> _Directions_:
Filter the records for lines holding the string "this".

> _Charts and diagrams as code_:
________________
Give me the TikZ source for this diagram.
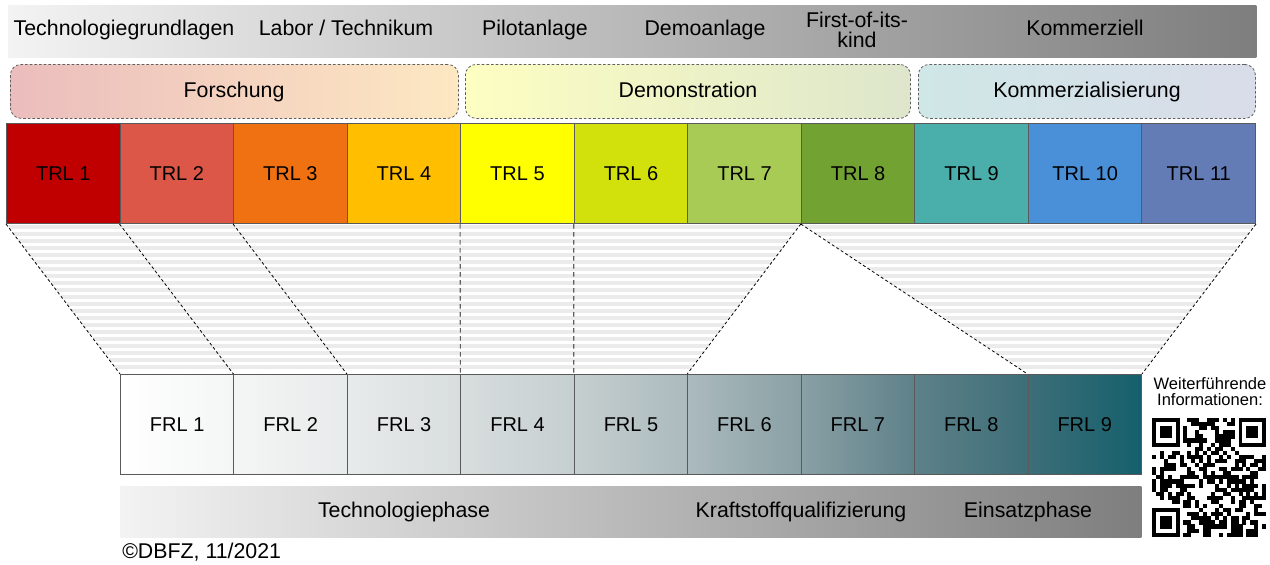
\documentclass[tikz,border=0pt]{standalone}
\usepackage{fontspec}
\setmainfont{Liberation Sans}
\definecolor{bordergray}{HTML}{5A5A5A}
\definecolor{dashgray}{HTML}{606060}
\definecolor{stripegray}{HTML}{EBEBEB}
\definecolor{barL}{HTML}{F3F3F3}
\definecolor{barR}{HTML}{7E7E7E}
\definecolor{forL}{HTML}{EBBDBD}
\definecolor{forR}{HTML}{FDE8C2}
\definecolor{demL}{HTML}{FDFEC2}
\definecolor{demR}{HTML}{DDE6CB}
\definecolor{komL}{HTML}{CFE7E6}
\definecolor{komR}{HTML}{D9DCE9}
\definecolor{trlA}{HTML}{C00000}
\definecolor{trlB}{HTML}{DC5748}
\definecolor{trlC}{HTML}{EF7112}
\definecolor{trlD}{HTML}{FFBE00}
\definecolor{trlE}{HTML}{FFFF00}
\definecolor{trlF}{HTML}{D2E10B}
\definecolor{trlG}{HTML}{A8CB55}
\definecolor{trlH}{HTML}{72A232}
\definecolor{trlI}{HTML}{4AAFAB}
\definecolor{trlJ}{HTML}{4A90D9}
\definecolor{trlK}{HTML}{647CB6}
\definecolor{fb0}{HTML}{FFFFFF}
\definecolor{fb1}{HTML}{F4F5F5}
\definecolor{fb2}{HTML}{E8EBEB}
\definecolor{fb3}{HTML}{D8DDDD}
\definecolor{fb4}{HTML}{C6CFD0}
\definecolor{fb5}{HTML}{ABBABD}
\definecolor{fb6}{HTML}{89A0A5}
\definecolor{fb7}{HTML}{5E8189}
\definecolor{fb8}{HTML}{3D6E78}
\definecolor{fb9}{HTML}{14606C}
\begin{document}
\begin{tikzpicture}[x=0.75pt,y=-0.75pt,
  font=\fontsize{15}{18}\selectfont,
  lbl/.style={inner sep=0pt, anchor=base, font=\fontsize{16}{18}\selectfont},
  bar/.style={inner sep=0pt, anchor=north west, minimum height=39pt, left color=barL, right color=barR},
  phase/.style={draw=dashgray, dashed, dash pattern=on 2pt off 1.5pt, line width=0.6pt, rounded corners=8pt, inner sep=0pt, anchor=north west, minimum height=40.5pt, minimum width=#1},
  trlbox/.style={draw=bordergray, line width=0.75pt, inner sep=0pt, anchor=north west, minimum width=85.16pt, minimum height=75pt},
  frlbox/.style={draw=bordergray, line width=0.75pt, inner sep=0pt, anchor=north west, minimum width=85.08pt, minimum height=75pt},
  map/.style={draw=black, line width=0.6pt, dash pattern=on 2.2pt off 1.8pt},
  vmap/.style={draw=dashgray, line width=0.8pt, dash pattern=on 3.5pt off 2.5pt}]
\useasboundingbox (0,0) rectangle (1270,564);

% top bar
\node[bar, minimum width=936pt] (topbar) at (8,5) {};
\node[lbl] (tg) at (124,36) {Technologiegrundlagen};
\node[lbl] (lt) at (346,36) {Labor / Technikum};
\node[lbl] (pa) at (535,36) {Pilotanlage};
\node[lbl] (da) at (705,36) {Demoanlage};
\node[inner sep=0pt, align=center, font=\fontsize{16}{14.5}\selectfont] (fk) at (857,30) {First-of-its-\\kind};
\node[lbl] (ko) at (1085,36) {Kommerziell};

% phase boxes
\node[phase=336pt, left color=forL, right color=forR] (forsch) at (10,64) {};
\node[lbl] at (234,97) {Forschung};
\node[phase=333.75pt, left color=demL, right color=demR] (demo) at (465,64) {};
\node[lbl] at (688,97) {Demonstration};
\node[phase=252.75pt, left color=komL, right color=komR] (komm) at (918,64) {};
\node[lbl] at (1087,97) {Kommerzialisierung};

% TRL row
\foreach \i/\c in {1/trlA,2/trlB,3/trlC,4/trlD,5/trlE,6/trlF,7/trlG,8/trlH,9/trlI,10/trlJ,11/trlK}
  \node[trlbox, fill=\c] (t\i) at ({6+113.545*(\i-1)},123) {TRL \i};

% FRL row
\foreach \i [evaluate=\i as \j using int(\i-1)] in {1,...,9}
  \node[frlbox, left color=fb\j, right color=fb\i] (f\i) at ({120+113.44*(\i-1)},374) {FRL \i};

% striped mapping areas
\begin{scope}
  \clip (t1.south west) -- (t8.south west) -- (f6.north west) -- (f1.north west) -- cycle;
  \foreach \y in {225,232,...,369} \fill[stripegray] (0,\y) rectangle (1270,\y+3.5);
\end{scope}
\begin{scope}
  \clip (t8.south west) -- (t11.south east) -- (f9.north east) -- (f9.north west) -- cycle;
  \foreach \y in {225,232,...,369} \fill[stripegray] (0,\y) rectangle (1270,\y+3.5);
\end{scope}

% mapping lines
\draw[map] (t1.south west) -- (f1.north west);
\draw[map] (t2.south west) -- (f2.north west);
\draw[map] (t3.south west) -- (f3.north west);
\draw[vmap] (t5.south west) -- (f4.north west);
\draw[vmap] (t6.south west) -- (f5.north west);
\draw[map] (t8.south west) -- (f6.north west);
\draw[map] (t8.south west) -- (f9.north west);
\draw[map] (t11.south east) -- (f9.north east);

% bottom bar
\node[bar, minimum width=765.75pt, minimum height=38.25pt] (botbar) at (120,486) {};
\node[lbl] (tp) at (404,517) {Technologiephase};
\node[lbl] (kq) at (801,517) {Kraftstoffqualifizierung};
\node[lbl] (ep) at (1028,517) {Einsatzphase};

\node[inner sep=0pt, anchor=base west, font=\fontsize{16}{18}\selectfont] (copy) at (122,558) {©DBFZ, 11/2021};

% info + QR
\node[inner sep=0pt, align=center, font=\fontsize{12.4}{12}\selectfont] (info) at (1210,392) {Weiterführende\\Informationen:};
\begin{scope}[shift={(1152,418)}, x=2.95pt, y=-3.07pt]
  \pgfmathsetseed{4711}
  \foreach \r in {0,...,28}{
    \foreach \c in {0,...,28}{
      \pgfmathtruncatemacro{\ex}{((\r<8)&&(\c<8)) || ((\r<8)&&(\c>20)) || ((\r>20)&&(\c<8))}
      \pgfmathrandominteger{\b}{0}{1}
      \ifnum\ex=0 \ifnum\b=1 \fill[black] (\c,\r) rectangle +(1.02,1.02); \fi\fi
    }
  }
  \foreach \px/\py in {0/0,22/0,0/22}{
    \fill[black] (\px,\py) rectangle +(7,7);
    \fill[white] (\px+1,\py+1) rectangle +(5,5);
    \fill[black] (\px+2,\py+2) rectangle +(3,3);
  }
\end{scope}
\end{tikzpicture}
\end{document}
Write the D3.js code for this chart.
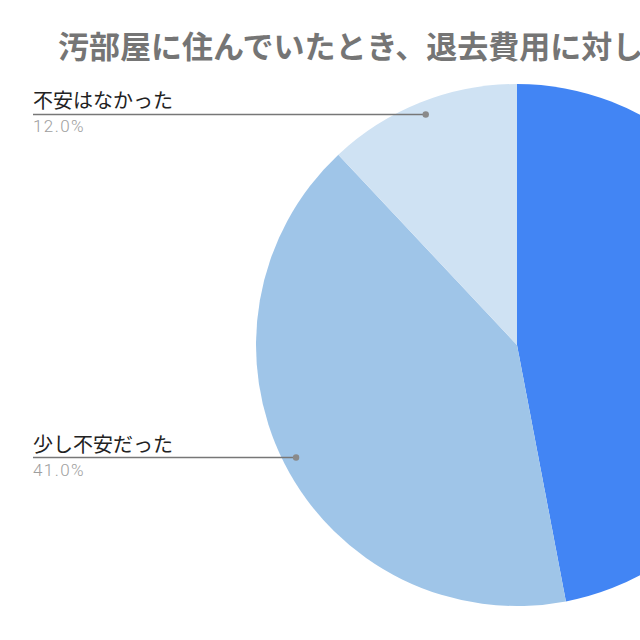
<!DOCTYPE html>
<html>
<head>
<meta charset="utf-8">
<script src="https://cdn.jsdelivr.net/npm/d3@7"></script>
<style>
  body { margin: 0; background: #fff; }
  svg { display: block; font-family: "Noto Sans CJK JP", "Noto Sans", sans-serif; }
</style>
</head>
<body>
<div id="chart"></div>
<script>
const TITLE = "汚部屋に住んでいたとき、退去費用に対して不安はありましたか？";
const categories = ["とても不安だった", "少し不安だった", "不安はなかった"];
const values = [47.0, 41.0, 12.0];
const colors = ["#4285f4", "#9fc5e8", "#cfe2f3"];

const WIDTH = 640,
  HEIGHT = 640,
  CX = 517,
  CY = 345,
  RADIUS = 261,
  LABEL_X = 33;

var svg = d3
  .select("#chart")
  .append("svg")
  .attr("width", WIDTH)
  .attr("height", HEIGHT);

svg
  .append("text")
  .attr("x", 58)
  .attr("y", 58)
  .attr("font-size", 31)
  .attr("font-weight", "bold")
  .attr("fill", "#757575")
  .text(TITLE);

var pie = d3.pie().sort(null).value(function(d) { return d; });
var arcs = pie(values);
var arc = d3.arc().innerRadius(0).outerRadius(RADIUS);
var dotArc = d3.arc().innerRadius(RADIUS * 0.95).outerRadius(RADIUS * 0.95);

var g = svg.append("g").attr("transform", "translate(" + CX + "," + CY + ")");

g.selectAll(".slice")
  .data(arcs)
  .enter()
  .append("path")
  .attr("class", "slice")
  .attr("d", arc)
  .attr("fill", function(d, i) { return colors[i]; });

// labels: a line from the slice to the side, name above it, share below
var labels = svg.selectAll(".label")
  .data(arcs)
  .enter()
  .append("g")
  .attr("class", "label");

function dotPos(d) {
  var c = dotArc.centroid(d);
  return [CX + c[0], CY + c[1]];
}
function isLeft(d) {
  return (d.startAngle + d.endAngle) / 2 > Math.PI;
}
function labelX(d) {
  return isLeft(d) ? LABEL_X : WIDTH + 300;
}

labels.append("line")
  .attr("x1", function(d) { return dotPos(d)[0]; })
  .attr("y1", function(d) { return dotPos(d)[1]; })
  .attr("x2", labelX)
  .attr("y2", function(d) { return dotPos(d)[1]; })
  .attr("stroke", "#777")
  .attr("stroke-width", 1.6);

labels.append("circle")
  .attr("cx", function(d) { return dotPos(d)[0]; })
  .attr("cy", function(d) { return dotPos(d)[1]; })
  .attr("r", 3.2)
  .attr("fill", "#8a8a8a");

labels.append("text")
  .attr("x", labelX)
  .attr("y", function(d) { return dotPos(d)[1] - 6; })
  .attr("text-anchor", function(d) { return isLeft(d) ? "start" : "end"; })
  .attr("font-size", 20)
  .attr("fill", "#222")
  .text(function(d, i) { return categories[i]; });

labels.append("text")
  .attr("x", labelX)
  .attr("y", function(d) { return dotPos(d)[1] + 18; })
  .attr("text-anchor", function(d) { return isLeft(d) ? "start" : "end"; })
  .attr("font-family", "Roboto, Arial, sans-serif")
  .attr("font-weight", 300)
  .attr("font-size", 17)
  .attr("letter-spacing", 1.4)
  .attr("fill", "#9e9e9e")
  .text(function(d) { return d.data.toFixed(1) + "%"; });
</script>
</body>
</html>
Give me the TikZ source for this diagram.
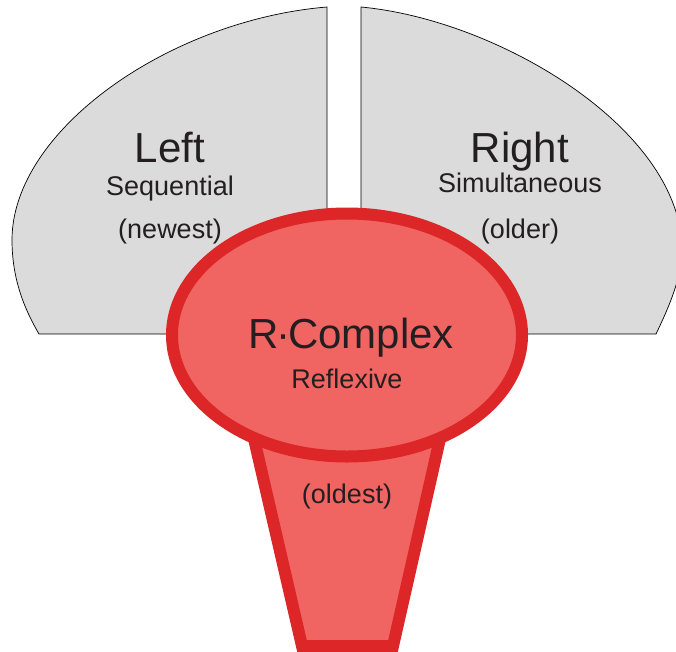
\documentclass[tikz,border=0pt]{standalone}
\usepackage{fontspec}
\setmainfont{Liberation Sans}
\definecolor{hemi}{RGB}{219,219,219}
\definecolor{rfill}{RGB}{240,100,98}
\definecolor{rline}{RGB}{221,38,39}
\definecolor{txt}{RGB}{35,31,32}
\begin{document}
\begin{tikzpicture}[x=1pt,y=-1pt,
  hemisphere/.style={fill=hemi,draw=black,line width=0.7pt},
  rpart/.style={fill=rfill,draw=rline,line width=12pt},
  bigtext/.style={font=\fontsize{42}{42}\selectfont,text=txt,anchor=base,inner sep=0pt},
  smalltext/.style={font=\fontsize{27}{27}\selectfont,text=txt,anchor=base,inner sep=0pt}]
\useasboundingbox (0,0) rectangle (676,651);
\begin{scope}
\clip (0,0) rectangle (676,651);
% left hemisphere
\draw[hemisphere] (327,7) .. controls (170,20) and (12,130) .. (12,240)
  .. controls (12,280) and (25,310) .. (39,334) -- (327,334) -- cycle;
% right hemisphere
\draw[hemisphere] (361,7) .. controls (500,20) and (682,130) .. (682,250)
  .. controls (682,280) and (665,315) .. (656,334) -- (361,334) -- cycle;
% brain stem
\draw[rpart,line join=miter] (240.4,380) -- (302,646) -- (393,646) -- (453.3,380) -- cycle;
% R-complex
\draw[rpart] (347,335) ellipse [x radius=175, y radius=121.5];
\end{scope}
\node[bigtext] (left) at (170,162) {Left};
\node[smalltext] (seq) at (170,195) {Sequential};
\node[smalltext] (newest) at (170,238) {(newest)};
\node[bigtext] (right) at (520,162) {Right};
\node[smalltext] (sim) at (520,192) {Simultaneous};
\node[smalltext] (older) at (520,238) {(older)};
\node[bigtext] (rc) at (351,348) {R\kern-0.05em·\kern-0.05em Complex};
\node[smalltext] (refl) at (347,388) {Reflexive};
\node[smalltext] (oldest) at (347,503) {(oldest)};
\end{tikzpicture}
\end{document}
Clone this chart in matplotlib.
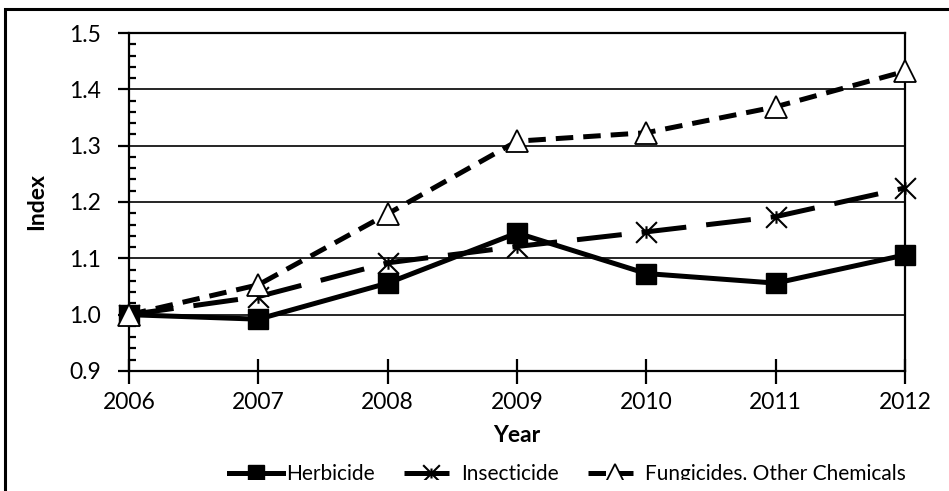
import matplotlib
matplotlib.use("Agg")
import matplotlib.pyplot as plt
from matplotlib.path import Path
from matplotlib.patches import Rectangle
from matplotlib.ticker import MultipleLocator, FormatStrFormatter

years = [2006, 2007, 2008, 2009, 2010, 2011, 2012]
herbicide = [1.000, 0.992, 1.056, 1.145, 1.073, 1.056, 1.106]
insecticide = [1.000, 1.032, 1.092, 1.121, 1.147, 1.174, 1.225]
fungicides = [1.000, 1.053, 1.179, 1.308, 1.323, 1.369, 1.432]
series_names = ["Herbicide", "Insecticide", "Fungicides, Other Chemicals"]

plt.rcParams['font.family'] = ['Lato', 'DejaVu Sans']
FS = 16.5

fig = plt.figure(figsize=(9.49, 4.91), dpi=100)
ax = fig.add_axes([129/949, 1-371/491, (905-129)/949, (371-33)/491])

star = Path([(-1, -1), (1, 1), (-1, 1), (1, -1), (0, -0.6), (0, 0.6)],
            [Path.MOVETO, Path.LINETO, Path.MOVETO, Path.LINETO, Path.MOVETO, Path.LINETO])

ax.plot(years, herbicide, color='black', lw=3.6, marker='s', ms=14,
        mfc='black', mec='black', label=series_names[0], zorder=3, clip_on=False)
ax.plot(years, insecticide, color='black', lw=3.6, dashes=(9, 4), marker=star, ms=15,
        mec='black', mew=1.5, label=series_names[1], zorder=4, clip_on=False)
ax.plot(years, fungicides, color='black', lw=3.6, dashes=(3.5, 2), marker='^', ms=16,
        mfc='white', mec='black', mew=1.3, label=series_names[2], zorder=5, clip_on=False)

ax.set_xlim(2006, 2012)
ax.set_ylim(0.9, 1.5)
ax.set_xticks(years)
ax.yaxis.set_major_locator(MultipleLocator(0.1))
ax.yaxis.set_minor_locator(MultipleLocator(0.02))
ax.yaxis.set_major_formatter(FormatStrFormatter('%.1f'))
ax.grid(axis='y', which='major', color='black', lw=1.2)
ax.set_axisbelow(True)
for s in ax.spines.values():
    s.set_linewidth(1.6)
    s.set_color('black')
ax.tick_params(axis='y', which='major', direction='out', length=8, width=1.6,
               labelsize=FS, pad=12)
ax.tick_params(axis='y', which='minor', direction='in', length=5, width=1.6)
ax.tick_params(axis='x', which='major', direction='inout', length=18, width=1.6,
               labelsize=FS, pad=6)
ax.set_xlabel("Year", fontsize=FS, fontweight='bold', labelpad=9)
ax.set_ylabel("Index", fontsize=FS, fontweight='bold', labelpad=16)

leg = fig.legend(loc='center', bbox_to_anchor=(0.598, 0.035), ncol=3, frameon=False,
                 fontsize=15, handlelength=2.6, columnspacing=1.4, handletextpad=0.15,
                 markerscale=0.8)

# bottom of the reference picture is cut just under the legend text
fig.patches.append(Rectangle((9/949, 0), 1.0, 11/491, transform=fig.transFigure,
                             facecolor='white', edgecolor='none', zorder=9))
fig.patches.append(Rectangle((5/949, -0.2), 1.2, 1.2 - 9/491, transform=fig.transFigure,
                             fill=False, lw=2.2, edgecolor='black', zorder=10))

fig.savefig("out.png", dpi=100)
________________
> _Exercise answer_:
Give me the TikZ source for this diagram.
Write the D3.js code for this chart.
Give me the TikZ source for this diagram.
Clone this chart in matplotlib.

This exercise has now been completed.